For the Prada collection, there were necklaces made of seashells. Here, there were brooches of tiny fired clay curlicues and the family pearls strung together with pieces of rope, and big, bejewelled buttons adding sparkle to oversized man-styled pieces in traditional houndstooth and Prince of Wales check. Again, you could imagine these details being dreamed up at home by a glamorous but cash-strapped family in hard times. They climaxed with a long silk gauze dress roughly sashed in lilac and yellow, like something rustled up by a castaway beauty queen on her desert island.

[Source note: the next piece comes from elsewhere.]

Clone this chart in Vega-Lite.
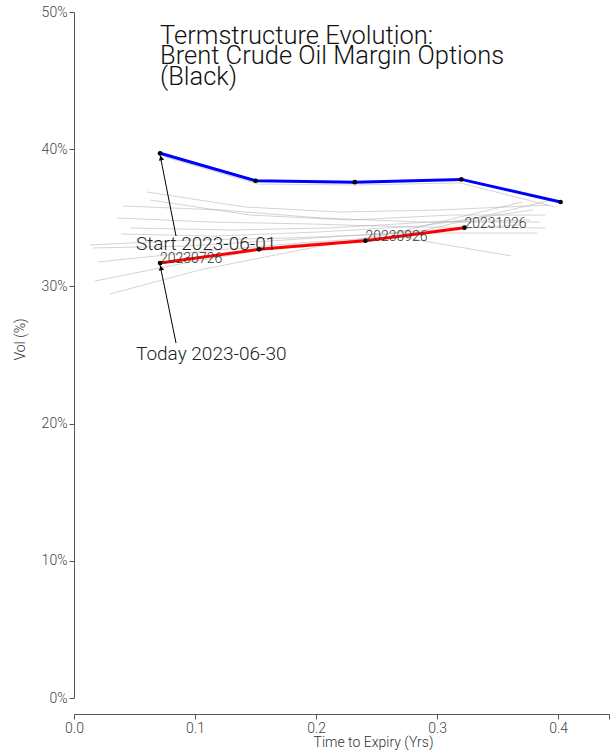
{
  "$schema": "https://vega.github.io/schema/vega-lite/v6.json",
  "width": 535,
  "height": 686,
  "autosize": {"type": "none"},
  "padding": {"left": 74, "top": 12, "right": 4, "bottom": 52},
  "title": {
    "text": ["Termstructure Evolution:", "Brent Crude Oil Margin Options", "(Black)"],
    "anchor": "start",
    "frame": "group",
    "orient": "top",
    "offset": 0,
    "dx": 86,
    "dy": 105,
    "baseline": "alphabetic",
    "lineHeight": 20.5,
    "fontSize": 25.5,
    "font": "Roboto",
    "fontWeight": 300,
    "color": "#111"
  },
  "config": {
    "font": "Roboto",
    "view": {"stroke": null},
    "axis": {
      "grid": false,
      "domainColor": "#555",
      "tickColor": "#555",
      "labelColor": "#444",
      "labelFont": "Roboto",
      "labelFontWeight": 300,
      "labelFontSize": 14,
      "titleFont": "Roboto",
      "titleFontWeight": 300,
      "titleFontSize": 14,
      "titleColor": "#333"
    }
  },
  "datasets": {
    "hist": [
      {"d": "g1", "t": 0.0603, "vol": 0.3688}, {"d": "g1", "t": 0.1413, "vol": 0.3579}, {"d": "g1", "t": 0.2198, "vol": 0.3542}, {"d": "g1", "t": 0.3025, "vol": 0.3557}, {"d": "g1", "t": 0.3917, "vol": 0.3593},
      {"d": "g2", "t": 0.0405, "vol": 0.3586}, {"d": "g2", "t": 0.1207, "vol": 0.3557}, {"d": "g2", "t": 0.2033, "vol": 0.3499}, {"d": "g2", "t": 0.2860, "vol": 0.3469}, {"d": "g2", "t": 0.3851, "vol": 0.3469},
      {"d": "g3", "t": 0.0355, "vol": 0.3499}, {"d": "g3", "t": 0.1124, "vol": 0.3469}, {"d": "g3", "t": 0.1950, "vol": 0.3455}, {"d": "g3", "t": 0.2777, "vol": 0.3433}, {"d": "g3", "t": 0.3893, "vol": 0.3426},
      {"d": "g4", "t": 0.0388, "vol": 0.3382}, {"d": "g4", "t": 0.1165, "vol": 0.3367}, {"d": "g4", "t": 0.2033, "vol": 0.3397}, {"d": "g4", "t": 0.2860, "vol": 0.3440}, {"d": "g4", "t": 0.3793, "vol": 0.3557},
      {"d": "g5", "t": 0.0132, "vol": 0.3302}, {"d": "g5", "t": 0.0959, "vol": 0.3338}, {"d": "g5", "t": 0.1785, "vol": 0.3353}, {"d": "g5", "t": 0.2612, "vol": 0.3382}, {"d": "g5", "t": 0.3702, "vol": 0.3615},
      {"d": "g6", "t": 0.0157, "vol": 0.3280}, {"d": "g6", "t": 0.0917, "vol": 0.3294}, {"d": "g6", "t": 0.1744, "vol": 0.3338}, {"d": "g6", "t": 0.2612, "vol": 0.3389}, {"d": "g6", "t": 0.3826, "vol": 0.3389},
      {"d": "g7", "t": 0.0198, "vol": 0.3178}, {"d": "g7", "t": 0.1000, "vol": 0.3251}, {"d": "g7", "t": 0.1868, "vol": 0.3316}, {"d": "g7", "t": 0.2694, "vol": 0.3367}, {"d": "g7", "t": 0.3950, "vol": 0.3630},
      {"d": "g8", "t": 0.0174, "vol": 0.3039}, {"d": "g8", "t": 0.0959, "vol": 0.3178}, {"d": "g8", "t": 0.1785, "vol": 0.3302}, {"d": "g8", "t": 0.2694, "vol": 0.3360}, {"d": "g8", "t": 0.3612, "vol": 0.3222},
      {"d": "g9", "t": 0.0298, "vol": 0.2945}, {"d": "g9", "t": 0.1041, "vol": 0.3120}, {"d": "g9", "t": 0.1868, "vol": 0.3265}, {"d": "g9", "t": 0.2694, "vol": 0.3397}, {"d": "g9", "t": 0.3686, "vol": 0.3448},
      {"d": "g10", "t": 0.0752, "vol": 0.3943}, {"d": "g10", "t": 0.1521, "vol": 0.3746}, {"d": "g10", "t": 0.2322, "vol": 0.3739}, {"d": "g10", "t": 0.3190, "vol": 0.3754}, {"d": "g10", "t": 0.3975, "vol": 0.3579},
      {"d": "g11", "t": 0.0628, "vol": 0.3630}, {"d": "g11", "t": 0.1455, "vol": 0.3520}, {"d": "g11", "t": 0.2281, "vol": 0.3484}, {"d": "g11", "t": 0.3107, "vol": 0.3520}, {"d": "g11", "t": 0.3893, "vol": 0.3520},
      {"d": "g12", "t": 0.0463, "vol": 0.3426}, {"d": "g12", "t": 0.1289, "vol": 0.3411}, {"d": "g12", "t": 0.2116, "vol": 0.3426}, {"d": "g12", "t": 0.2942, "vol": 0.3469}, {"d": "g12", "t": 0.3769, "vol": 0.3484}
    ],
    "curves": [
      {"series": "Start", "t": 0.0711, "vol": 0.397, "label": ""},
      {"series": "Start", "t": 0.150, "vol": 0.377, "label": ""},
      {"series": "Start", "t": 0.232, "vol": 0.376, "label": ""},
      {"series": "Start", "t": 0.320, "vol": 0.378, "label": ""},
      {"series": "Start", "t": 0.402, "vol": 0.3615, "label": ""},
      {"series": "Today", "t": 0.0711, "vol": 0.317, "label": "20230726"},
      {"series": "Today", "t": 0.1529, "vol": 0.327, "label": ""},
      {"series": "Today", "t": 0.2408, "vol": 0.3333, "label": "20230926"},
      {"series": "Today", "t": 0.3226, "vol": 0.3428, "label": "20231026"}
    ],
    "notes": [
      {"text": "Start 2023-06-01", "tx": 0.0512, "ty": 0.3309, "x1": 0.0843, "y1": 0.3367, "x2": 0.0711, "y2": 0.3958, "hx": 0.0719, "hy": 0.3936},
      {"text": "Today 2023-06-30", "tx": 0.0512, "ty": 0.2507, "x1": 0.0843, "y1": 0.2587, "x2": 0.0711, "y2": 0.3156, "hx": 0.0719, "hy": 0.3134}
    ]
  },
  "layer": [
    {
      "data": {"name": "hist"},
      "mark": {"type": "line", "color": "#aaaaaa", "strokeWidth": 1, "opacity": 0.5},
      "encoding": {
        "x": {"field": "t", "type": "quantitative", "scale": {"domain": [0, 0.442], "nice": false},
          "axis": {"title": "Time to Expiry (Yrs)", "offset": 16, "values": [0, 0.1, 0.2, 0.3, 0.4, 0.442],
            "labelFlush": false,
            "labelExpr": "datum.value > 0.41 ? '' : format(datum.value, '.1f')", "titlePadding": 0, "titleX": 299}},
        "y": {"field": "vol", "type": "quantitative", "scale": {"domain": [0, 0.5], "nice": false},
          "axis": {"title": "Vol (%)", "format": ".0%", "values": [0, 0.1, 0.2, 0.3, 0.4, 0.5], "titlePadding": 14, "titleY": 327}},
        "detail": {"field": "d"}
      }
    },
    {
      "data": {"name": "curves"},
      "mark": {"type": "line", "strokeWidth": 3},
      "encoding": {
        "x": {"field": "t", "type": "quantitative"},
        "y": {"field": "vol", "type": "quantitative"},
        "color": {"field": "series", "type": "nominal", "scale": {"domain": ["Start", "Today"], "range": ["#0000ff", "#ff0000"]}, "legend": null}
      }
    },
    {
      "data": {"name": "curves"},
      "mark": {"type": "point", "filled": true, "color": "black", "size": 22, "opacity": 1},
      "encoding": {
        "x": {"field": "t", "type": "quantitative"},
        "y": {"field": "vol", "type": "quantitative"}
      }
    },
    {
      "data": {"name": "curves"},
      "mark": {"type": "text", "align": "left", "baseline": "bottom", "dx": 0, "dy": 3, "fontSize": 14, "fontWeight": 300, "color": "#333"},
      "encoding": {
        "x": {"field": "t", "type": "quantitative"},
        "y": {"field": "vol", "type": "quantitative"},
        "text": {"field": "label"}
      }
    },
    {
      "data": {"name": "notes"},
      "mark": {"type": "rule", "color": "black", "strokeWidth": 1},
      "encoding": {
        "x": {"field": "x1", "type": "quantitative"},
        "y": {"field": "y1", "type": "quantitative"},
        "x2": {"field": "x2"},
        "y2": {"field": "y2"}
      }
    },
    {
      "data": {"name": "notes"},
      "mark": {"type": "point", "shape": "triangle-up", "filled": true, "color": "black", "size": 30, "angle": -11, "opacity": 1},
      "encoding": {
        "x": {"field": "hx", "type": "quantitative"},
        "y": {"field": "hy", "type": "quantitative"}
      }
    },
    {
      "data": {"name": "notes"},
      "mark": {"type": "text", "align": "left", "baseline": "middle", "fontSize": 19, "fontWeight": 300, "color": "#222"},
      "encoding": {
        "x": {"field": "tx", "type": "quantitative"},
        "y": {"field": "ty", "type": "quantitative"},
        "text": {"field": "text"}
      }
    }
  ]
}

The last really hard times in Italy followed WWII. The hair, the makeup, the silhouettes harked back a little here. Now the shadows are growing long again in Italy, just as they are elsewhere, and there is melancholy in Miuccia this season. She insisted she wanted lightness in the clothes, but a snippet of Michael Nyman’s chamber music for “The Cook, the Thief, His Wife and Her Lover” set a different mood – darker, more attuned to current events. “Clothes are a way of looking at reality,” she acknowledged. “It’s not that fashion can solve the problems of the world, but it can contribute to a nicer life.”